» **GIVEN REQUEST**:
Quote, verbatim, all material below, without pictures.

» **DATA SEGMENT**:
========
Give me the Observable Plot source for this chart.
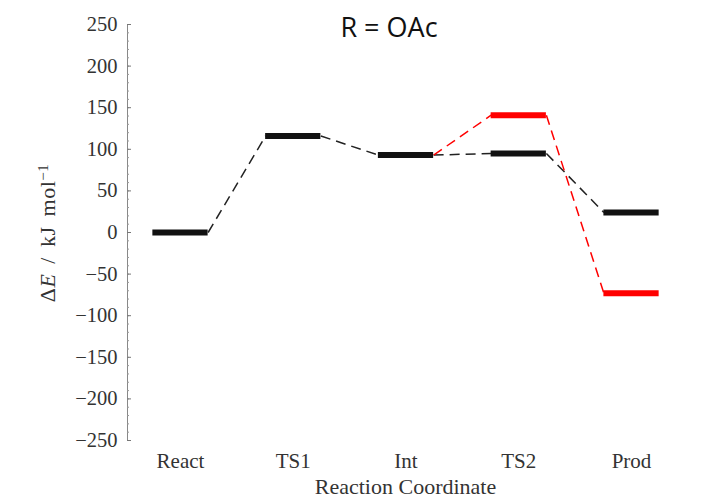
<!DOCTYPE html>
<html>
<head>
<meta charset="utf-8">
<script src="https://cdn.jsdelivr.net/npm/d3@7"></script>
<script src="https://cdn.jsdelivr.net/npm/@observablehq/plot@0.6"></script>
<style>
  html, body { margin: 0; padding: 0; background: #fff; }
</style>
</head>
<body>
<div id="chart"></div>
<script>
const categories = ["React", "TS1", "Int", "TS2", "Prod"];
const blackEnergies = [0, 116, 93, 95, 24];
const redEnergies = [null, null, 93, 141, -73];
const yTicks = [-250, -200, -150, -100, -50, 0, 50, 100, 150, 200, 250];
const title = "R = OAc";
const xLabel = "Reaction Coordinate";

const halfWidth = 0.245;
function levels(values, color) {
  return values.map((v, i) => ({i, v, color})).filter(d => d.v !== null);
}
function links(values, color) {
  const out = [];
  for (let i = 0; i < values.length - 1; i++) {
    if (values[i] !== null && values[i + 1] !== null) {
      out.push({x1: i + halfWidth, y1: values[i], x2: i + 1 - halfWidth, y2: values[i + 1], color});
    }
  }
  return out;
}
const black = "#111";
const red = "#ff0000";
const lvBlack = levels(blackEnergies, black);
const lvRed = levels(redEnergies, red).filter(d => d.i !== 2);
const lkBlack = links(blackEnergies, "#222");
const lkRed = links(redEnergies, red);

const serif = "'Liberation Serif', 'DejaVu Serif', serif";
const minusFmt = d => (d < 0 ? "\u2212" + Math.abs(d) : String(d));

const plot = Plot.plot({
  width: 719,
  height: 499,
  marginLeft: 127,
  marginRight: 36,
  marginTop: 24,
  marginBottom: 59,
  x: {domain: [-0.47, 4.461], axis: null},
  y: {domain: [-250, 250], axis: null},
  style: {fontFamily: serif, background: "#fff", color: "#333"},
  marks: [
    Plot.ruleX([-0.47], {y1: -250, y2: 250, stroke: "#888", strokeWidth: 1}),
    Plot.axisY({ticks: d3.range(-250, 251, 10), tickSize: 2, dx: 2, tickFormat: () => "", stroke: "#999"}),
    Plot.axisY({ticks: yTicks, tickSize: 4, dx: 4, tickPadding: 10, tickFormat: minusFmt, fontSize: 20.5, stroke: "#777", fill: "#333", label: null}),
    Plot.axisX({ticks: d3.range(categories.length), tickFormat: i => categories[i], tickSize: 0, tickPadding: 13, fontSize: 21, fill: "#333", label: null}),
    Plot.text([xLabel], {frameAnchor: "bottom", dy: 46, fontSize: 22, fill: "#333", lineAnchor: "middle", letterSpacing: 1.3}),
    Plot.link(lkBlack, {x1: "x1", y1: "y1", x2: "x2", y2: "y2", stroke: "color", strokeWidth: 1.5, strokeDasharray: "10,6"}),
    Plot.link(lkRed, {x1: "x1", y1: "y1", x2: "x2", y2: "y2", stroke: "color", strokeWidth: 1.5, strokeDasharray: "10,6"}),
    Plot.ruleY(lvBlack, {y: "v", x1: d => d.i - halfWidth, x2: d => d.i + halfWidth, stroke: "color", strokeWidth: 6}),
    Plot.ruleY(lvRed, {y: "v", x1: d => d.i - halfWidth, x2: d => d.i + halfWidth, stroke: "color", strokeWidth: 6}),
    Plot.text([title], {frameAnchor: "top", dx: -16.5, dy: 4, fontFamily: "'Open Sans', sans-serif", fontSize: 27, fill: "#111", lineAnchor: "middle"})
  ]
});

// y-axis label with italic E and superscript
const svg = d3.select(plot);
const yl = svg.append("text")
  .attr("transform", "translate(55,233) rotate(-90)")
  .attr("text-anchor", "middle")
  .attr("font-family", serif)
  .attr("font-size", 22)
  .attr("word-spacing", 4)
  .attr("letter-spacing", 0.5)
  .attr("fill", "#333");
yl.append("tspan").text("\u0394");
yl.append("tspan").attr("font-style", "italic").text("E");
yl.append("tspan").text(" / kJ mol");
yl.append("tspan").attr("dy", "-0.45em").attr("font-size", 15).text("\u22121");

document.getElementById("chart").appendChild(plot);
</script>
</body>
</html>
========
» **TASK ANSWER**:
Give me the Observable Plot source for this chart.
<!DOCTYPE html>
<html>
<head>
<meta charset="utf-8">
<script src="https://cdn.jsdelivr.net/npm/d3@7"></script>
<script src="https://cdn.jsdelivr.net/npm/@observablehq/plot@0.6"></script>
<style>
  html, body { margin: 0; padding: 0; background: #fff; }
</style>
</head>
<body>
<div id="chart"></div>
<script>
const categories = ["React", "TS1", "Int", "TS2", "Prod"];
const blackEnergies = [0, 116, 93, 95, 24];
const redEnergies = [null, null, 93, 141, -73];
const yTicks = [-250, -200, -150, -100, -50, 0, 50, 100, 150, 200, 250];
const title = "R = OAc";
const xLabel = "Reaction Coordinate";

const halfWidth = 0.245;
function levels(values, color) {
  return values.map((v, i) => ({i, v, color})).filter(d => d.v !== null);
}
function links(values, color) {
  const out = [];
  for (let i = 0; i < values.length - 1; i++) {
    if (values[i] !== null && values[i + 1] !== null) {
      out.push({x1: i + halfWidth, y1: values[i], x2: i + 1 - halfWidth, y2: values[i + 1], color});
    }
  }
  return out;
}
const black = "#111";
const red = "#ff0000";
const lvBlack = levels(blackEnergies, black);
const lvRed = levels(redEnergies, red).filter(d => d.i !== 2);
const lkBlack = links(blackEnergies, "#222");
const lkRed = links(redEnergies, red);

const serif = "'Liberation Serif', 'DejaVu Serif', serif";
const minusFmt = d => (d < 0 ? "\u2212" + Math.abs(d) : String(d));

const plot = Plot.plot({
  width: 719,
  height: 499,
  marginLeft: 127,
  marginRight: 36,
  marginTop: 24,
  marginBottom: 59,
  x: {domain: [-0.47, 4.461], axis: null},
  y: {domain: [-250, 250], axis: null},
  style: {fontFamily: serif, background: "#fff", color: "#333"},
  marks: [
    Plot.ruleX([-0.47], {y1: -250, y2: 250, stroke: "#888", strokeWidth: 1}),
    Plot.axisY({ticks: d3.range(-250, 251, 10), tickSize: 2, dx: 2, tickFormat: () => "", stroke: "#999"}),
    Plot.axisY({ticks: yTicks, tickSize: 4, dx: 4, tickPadding: 10, tickFormat: minusFmt, fontSize: 20.5, stroke: "#777", fill: "#333", label: null}),
    Plot.axisX({ticks: d3.range(categories.length), tickFormat: i => categories[i], tickSize: 0, tickPadding: 13, fontSize: 21, fill: "#333", label: null}),
    Plot.text([xLabel], {frameAnchor: "bottom", dy: 46, fontSize: 22, fill: "#333", lineAnchor: "middle", letterSpacing: 1.3}),
    Plot.link(lkBlack, {x1: "x1", y1: "y1", x2: "x2", y2: "y2", stroke: "color", strokeWidth: 1.5, strokeDasharray: "10,6"}),
    Plot.link(lkRed, {x1: "x1", y1: "y1", x2: "x2", y2: "y2", stroke: "color", strokeWidth: 1.5, strokeDasharray: "10,6"}),
    Plot.ruleY(lvBlack, {y: "v", x1: d => d.i - halfWidth, x2: d => d.i + halfWidth, stroke: "color", strokeWidth: 6}),
    Plot.ruleY(lvRed, {y: "v", x1: d => d.i - halfWidth, x2: d => d.i + halfWidth, stroke: "color", strokeWidth: 6}),
    Plot.text([title], {frameAnchor: "top", dx: -16.5, dy: 4, fontFamily: "'Open Sans', sans-serif", fontSize: 27, fill: "#111", lineAnchor: "middle"})
  ]
});

// y-axis label with italic E and superscript
const svg = d3.select(plot);
const yl = svg.append("text")
  .attr("transform", "translate(55,233) rotate(-90)")
  .attr("text-anchor", "middle")
  .attr("font-family", serif)
  .attr("font-size", 22)
  .attr("word-spacing", 4)
  .attr("letter-spacing", 0.5)
  .attr("fill", "#333");
yl.append("tspan").text("\u0394");
yl.append("tspan").attr("font-style", "italic").text("E");
yl.append("tspan").text(" / kJ mol");
yl.append("tspan").attr("dy", "-0.45em").attr("font-size", 15).text("\u22121");

document.getElementById("chart").appendChild(plot);
</script>
</body>
</html>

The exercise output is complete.